The YRV experienced a long-lasting CHDE from 2 to 25 August 2022 with a duration of 24 days. Both maximum temperature anomalies over 24 days (Tx24day) and rainfall deficit anomalies over 24 days (Dx24day) in the 2022 summer set the highest historical record in the past 60 years. Accordingly, we constructed a PI using the joint cumulative probability distribution of Tx24day and Dx24day in summer to measure the intensity of CHDE, and found that the 2022 CHDE was regarded as the strongest CHDE with the lowest PI (0.06) since 1961 and the longest return period of about 662 years (106 to >10,000 years for 5–95% CI) over 1961–2022 climate. Based on the fingerprinting method designed particularly for climate extremes, we detected the signals of the anthropogenic forcings on the observed PI time series during 1961–2022, but not the NAT forcing and AER forcing, suggesting the leading contribution of GHG forcing on such extreme CHDE.

Subsequently, we quantified the anthropogenic influence to the likelihood of the extreme CHDEs as severe as the 2022 case over the current 2000–2022 climate, and found a pronounced leftward shift of the PI’s PDF under the ALL (GHG) forcings relative to NAT forcings, while the probability of PI lower than the threshold was almost the same under AER forcings and NAT forcings. In other words, the anthropogenic forcings had significantly increased the probability of the CHDE over the YRV as severe as 2022 by more than 10 times compared to NAT forcings under the present climate, with GHG forcing providing a dominant contribution. Also, we projected the changes in the severity of CHDE over the YRV under SSP2–4.5 simulations in the future, and found the PI represented a persistently decreasing trend from about 0.30 at the present climate to about 0.14 at a global warming level of 3 °C (relative to climatology in CMIP6 models), which primarily resulted from the increasing tendency of the persistent heatwave intensity and indicated that CHDE will become more extreme in the future.

To highlight the importance of the heatwave event to the CHDE, the Dx24day in each summer was calculated based on the same period of Tx24day in the present study.

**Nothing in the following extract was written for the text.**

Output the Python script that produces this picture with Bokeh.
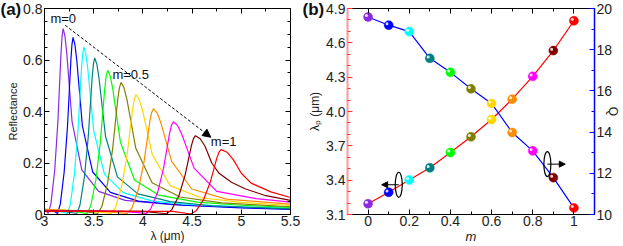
from bokeh.plotting import figure
from bokeh.layouts import row
from bokeh.models import (Range1d, LinearAxis, SingleIntervalTicker, FixedTicker,
                          CustomJSTickFormatter, Label, Arrow, NormalHead,
                          ColumnDataSource)
from bokeh.transform import dodge
from bokeh.embed import file_html
from bokeh.resources import INLINE

FONT = "Liberation Sans"

# ---------------- data ----------------
m_values = [0.0, 0.1, 0.2, 0.3, 0.4, 0.5, 0.6, 0.7, 0.8, 0.9, 1.0]
colors = ["#8A2BE2", "#0000FF", "#00FFFF", "#008080", "#00FF00", "#808000",
          "#FFD700", "#FF8C00", "#FF00FF", "#800000", "#FF0000"]
lam_peak = [3.194, 3.294, 3.402, 3.508, 3.642, 3.779, 3.930, 4.108, 4.307, 4.532, 4.793]
q_factor = [19.59, 19.19, 18.88, 17.58, 16.90, 16.10, 15.39, 13.98, 13.09, 11.79, 10.32]

wl_m00 = [3.0, 3.039, 3.066, 3.104, 3.136, 3.168, 3.179, 3.19, 3.208, 3.226, 3.28, 3.379, 3.55, 3.82, 4.3, 5.0, 5.5]
r_m00 = [0.02, 0.005, 0.043, 0.173, 0.361, 0.628, 0.693, 0.722, 0.693, 0.628, 0.361, 0.173, 0.09, 0.055, 0.038, 0.028, 0.022]
wl_m01 = [3.0, 3.10, 3.133, 3.161, 3.200, 3.234, 3.268, 3.279, 3.29, 3.309, 3.328, 3.385, 3.49, 3.67, 3.955, 4.4, 5.0, 5.5]
r_m01 = [0.018, 0.012, 0.004, 0.041, 0.165, 0.344, 0.599, 0.660, 0.688, 0.660, 0.599, 0.344, 0.165, 0.086, 0.052, 0.036, 0.026, 0.02]
wl_m02 = [3.0, 3.15, 3.232, 3.262, 3.304, 3.34, 3.376, 3.388, 3.40, 3.42, 3.44, 3.50, 3.61, 3.80, 4.10, 4.5, 5.0, 5.5]
r_m02 = [0.02, 0.013, 0.004, 0.039, 0.156, 0.325, 0.566, 0.624, 0.65, 0.624, 0.566, 0.325, 0.156, 0.085, 0.052, 0.038, 0.03, 0.025]
wl_m03 = [3.0, 3.2, 3.328, 3.36, 3.406, 3.445, 3.484, 3.497, 3.51, 3.532, 3.554, 3.62, 3.741, 3.95, 4.28, 4.7, 5.5]
r_m03 = [0.018, 0.012, 0.004, 0.036, 0.146, 0.304, 0.529, 0.584, 0.608, 0.584, 0.529, 0.304, 0.146, 0.08, 0.05, 0.034, 0.022]
wl_m04 = [3.0, 3.3, 3.432, 3.47, 3.522, 3.567, 3.612, 3.627, 3.642, 3.668, 3.694, 3.772, 3.915, 4.162, 4.55, 5.0, 5.5]
r_m04 = [0.02, 0.012, 0.004, 0.034, 0.134, 0.28, 0.487, 0.538, 0.56, 0.538, 0.487, 0.28, 0.134, 0.075, 0.048, 0.036, 0.028]
wl_m05 = [3.0, 3.4, 3.54, 3.583, 3.642, 3.693, 3.744, 3.761, 3.778, 3.808, 3.838, 3.928, 4.093, 4.378, 4.8, 5.5]
r_m05 = [0.02, 0.012, 0.004, 0.031, 0.123, 0.257, 0.446, 0.492, 0.513, 0.492, 0.446, 0.257, 0.123, 0.068, 0.045, 0.03]
wl_m06 = [3.0, 3.5, 3.678, 3.723, 3.786, 3.84, 3.894, 3.912, 3.93, 3.963, 3.996, 4.095, 4.277, 4.59, 5.0, 5.5]
r_m06 = [0.02, 0.012, 0.004, 0.028, 0.112, 0.233, 0.405, 0.446, 0.465, 0.446, 0.405, 0.233, 0.112, 0.065, 0.047, 0.035]
wl_m07 = [3.0, 3.6, 3.841, 3.889, 3.955, 4.012, 4.069, 4.088, 4.107, 4.144, 4.181, 4.292, 4.496, 4.847, 5.5]
r_m07 = [0.018, 0.012, 0.004, 0.025, 0.099, 0.206, 0.358, 0.395, 0.411, 0.395, 0.358, 0.206, 0.099, 0.06, 0.04]
wl_m08 = [3.0, 3.8, 4.03, 4.08, 4.15, 4.21, 4.27, 4.29, 4.31, 4.352, 4.394, 4.52, 4.751, 5.15, 5.5]
r_m08 = [0.016, 0.012, 0.004, 0.022, 0.086, 0.18, 0.313, 0.346, 0.36, 0.346, 0.313, 0.18, 0.09, 0.062, 0.048]
wl_m09 = [3.0, 4.0, 4.24, 4.292, 4.366, 4.429, 4.492, 4.513, 4.534, 4.582, 4.63, 4.70, 4.774, 4.9, 5.038, 5.25, 5.5]
r_m09 = [0.014, 0.012, 0.003, 0.018, 0.073, 0.153, 0.266, 0.294, 0.306, 0.294, 0.266, 0.2, 0.16, 0.125, 0.1, 0.073, 0.055]
wl_m10 = [3.0, 4.3, 4.487, 4.542, 4.619, 4.685, 4.751, 4.773, 4.795, 4.855, 4.92, 5.0, 5.1, 5.3, 5.5]
r_m10 = [0.012, 0.012, 0.002, 0.015, 0.06, 0.126, 0.219, 0.242, 0.252, 0.242, 0.212, 0.16, 0.122, 0.088, 0.066]

spectra_wl = [wl_m00, wl_m01, wl_m02, wl_m03, wl_m04, wl_m05, wl_m06, wl_m07, wl_m08, wl_m09, wl_m10]
spectra_r = [r_m00, r_m01, r_m02, r_m03, r_m04, r_m05, r_m06, r_m07, r_m08, r_m09, r_m10]

# annotations (data coordinates)
trend_arrow = [3.21, 0.735, 4.69, 0.30]
a_labels = ["m=0", "m=0.5", "m=1"]
a_label_x = [3.06, 3.69, 4.69]
a_label_y = [0.762, 0.545, 0.282]
ell_x = [0.149, 0.871]
ell_y = [3.36, 3.54]
ell_arrow_end = [0.066, 0.958]

num_fmt = CustomJSTickFormatter(code="return String(Number(tick.toFixed(2)));")
blank_fmt = CustomJSTickFormatter(code="return '';")


def style_axis(ax, color="black", labels=True, size="14px"):
    ax.axis_line_color = color
    ax.major_tick_line_color = color
    ax.minor_tick_line_color = color
    ax.major_tick_in = 5
    ax.major_tick_out = 0
    ax.minor_tick_in = 3
    ax.minor_tick_out = 0
    ax.major_label_text_font = FONT
    ax.major_label_text_color = "#222222"
    ax.axis_label_text_font = FONT
    ax.axis_label_text_font_style = "normal"
    ax.axis_label_text_color = "#222222"
    ax.major_label_standoff = 2
    ax.axis_label_standoff = 1
    if labels:
        ax.major_label_text_font_size = size
    else:
        ax.formatter = blank_fmt
        ax.major_label_text_font_size = "1px"
        ax.major_label_standoff = 0
        ax.axis_label_standoff = 0


def panel_title(p, text, offset):
    p.title.text = text
    p.title.align = "left"
    p.title.offset = offset
    p.title.vertical_align = "bottom"
    p.title.standoff = -21
    p.title.text_font = FONT
    p.title.text_font_size = "17px"
    p.title.text_font_style = "bold"
    p.title.text_color = "#111111"


# ---------------- panel (a) ----------------
p1 = figure(width=302, height=246, x_range=Range1d(3, 5.5), y_range=Range1d(0, 0.8),
            output_backend="svg", toolbar_location=None,
            min_border_left=44, min_border_right=12, min_border_top=8, min_border_bottom=31,
            x_axis_location=None, y_axis_location=None)
p1.outline_line_color = None
p1.xgrid.visible = False
p1.ygrid.visible = False
panel_title(p1, "(a)", -44)

xt1 = SingleIntervalTicker(interval=0.5, num_minor_ticks=2)
yt1 = SingleIntervalTicker(interval=0.2, num_minor_ticks=4)
ax_b = LinearAxis(ticker=xt1, formatter=num_fmt, axis_label="λ (μm)")
ax_t = LinearAxis(ticker=xt1)
ax_l = LinearAxis(ticker=yt1, formatter=num_fmt, axis_label="Reflectance")
ax_r = LinearAxis(ticker=yt1)
style_axis(ax_b)
style_axis(ax_t, labels=False)
style_axis(ax_l)
style_axis(ax_r, labels=False)
ax_b.major_label_standoff = 1
ax_b.axis_label_standoff = 0
ax_b.axis_label_text_font_size = "12px"
ax_l.axis_label_text_font_size = "11px"
p1.add_layout(ax_b, "below")
p1.add_layout(ax_t, "above")
p1.add_layout(ax_l, "left")
p1.add_layout(ax_r, "right")

for wl, rr, c in zip(spectra_wl, spectra_r, colors):
    p1.line(wl, rr, line_color=c, line_width=1.2)

p1.add_layout(Arrow(end=NormalHead(size=8, fill_color="black", line_color="black"),
                    x_start=trend_arrow[0], y_start=trend_arrow[1],
                    x_end=trend_arrow[2], y_end=trend_arrow[3],
                    line_color="black", line_width=1, line_dash="3 2"))
for t, x, y in zip(a_labels, a_label_x, a_label_y):
    p1.add_layout(Label(x=x, y=y, text=t, text_font=FONT, text_font_size="13px",
                        text_color="#111111", text_baseline="middle"))

# ---------------- panel (b) ----------------
p2 = figure(width=321, height=246, x_range=Range1d(-0.1, 1.1), y_range=Range1d(3.1, 4.9),
            output_backend="svg", toolbar_location=None,
            min_border_left=45, min_border_right=26, min_border_top=8, min_border_bottom=31,
            x_axis_location=None, y_axis_location=None)
p2.extra_y_ranges = {"q": Range1d(10, 20)}
p2.outline_line_color = None
p2.xgrid.visible = False
p2.ygrid.visible = False
panel_title(p2, "(b)", -45)

xt2 = SingleIntervalTicker(interval=0.2, num_minor_ticks=2)
yt2 = FixedTicker(ticks=[3.1, 3.4, 3.7, 4.0, 4.3, 4.6, 4.9],
                  minor_ticks=[3.2, 3.3, 3.5, 3.6, 3.8, 3.9, 4.1, 4.2, 4.4, 4.5, 4.7, 4.8])
qt = SingleIntervalTicker(interval=2, num_minor_ticks=2)
bx_b = LinearAxis(ticker=xt2, formatter=num_fmt, axis_label="m")
bx_t = LinearAxis(ticker=xt2)
by_l = LinearAxis(ticker=yt2, formatter=CustomJSTickFormatter(code="return tick.toFixed(1);"),
                  axis_label="λₚ (μm)")
by_r = LinearAxis(ticker=qt, y_range_name="q", axis_label="Q")
style_axis(bx_b)
style_axis(bx_t, labels=False)
style_axis(by_l, color="#FF3333")
style_axis(by_r, color="#0000FF")
by_l.axis_line_color = "#FF9999"
by_l.axis_line_width = 2
by_r.axis_line_width = 1.5
bx_b.major_label_standoff = 1
bx_b.axis_label_standoff = 0
by_r.major_label_standoff = 2
by_r.axis_label_standoff = -9
bx_b.axis_label_text_font_style = "italic"
bx_b.axis_label_text_font_size = "13px"
by_l.axis_label_text_font_size = "12px"
by_r.axis_label_text_font_size = "12px"
p2.add_layout(bx_b, "below")
p2.add_layout(bx_t, "above")
p2.add_layout(by_l, "left")
p2.add_layout(by_r, "right")

src = ColumnDataSource(dict(m=m_values, lam=lam_peak, q=q_factor, c=colors))
p2.line("m", "lam", source=src, line_color="#FF0000", line_width=1.2)
p2.line("m", "q", source=src, line_color="#0000FF", line_width=1.2, y_range_name="q")
p2.scatter("m", "lam", source=src, size=9, fill_color="c", line_color="c", line_width=0.5)
p2.scatter("m", "q", source=src, size=9, fill_color="c", line_color="c", line_width=0.5,
           y_range_name="q")
p2.scatter(dodge("m", -0.008), dodge("lam", 0.012), source=src, size=3,
           fill_color="white", line_color=None, fill_alpha=0.85)
p2.scatter(dodge("m", -0.008), dodge("q", 0.07), source=src, size=3,
           fill_color="white", line_color=None, fill_alpha=0.85, y_range_name="q")

p2.ellipse(x=ell_x, y=ell_y, width=7, height=25, width_units="screen", height_units="screen",
           fill_color=None, line_color="black", line_width=1.2)
for x0, y0, x1 in zip(ell_x, ell_y, ell_arrow_end):
    p2.add_layout(Arrow(end=NormalHead(size=6, fill_color="black", line_color="black"),
                        x_start=x0, y_start=y0, x_end=x1, y_end=y0,
                        line_color="black", line_width=1))

layout = row(p1, p2)
open("out.html", "w").write(file_html(layout, INLINE))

This is because the drought event was induced by the persistent heatwave event over the YRV in August 2022, due to the fact that the heatwave event had a longer duration and started (ended) earlier (later) than the drought event (Fig. 1). As a result, the drought event may not be the strongest one during some summers, leading to an underestimation of the CHDE intensity. When using the strongest Tx24day and the strongest Dx24day in each summer to construct the PI, we found the results were almost unchanged, as evidenced by the correlation coefficient between the two-time series of PI during the 1961–2022 summer to be 0.96 (Supplementary Fig. 9).

Previous studies have suggested that the internal variability was the main factor leading to the CHDE over YRV in 2022 summer26,56,57,58, and we further verified that such an event will become more common under the background of GHG forcing despite large uncertainties still remaining in this study. On one hand, the considered 9 climate models were unable to simulate the observed PI of 0.06 in 2022 under NAT forcings, and we chose the 1st percentile of the observed PI of 0.10 during the 1961-2022 summers as the threshold instead. On the other hand, much larger biases originated from the simulated variability of drought than heatwave in these climate models (Fig. 5b vs c). Thus, we would like to analyze more large ensemble simulations that covered the observed threshold to reduce the uncertainties of the current results, and use the observed heatwave-drought relationship to constrain the future change of the drought and CHDE intensity over the YRV in the future study.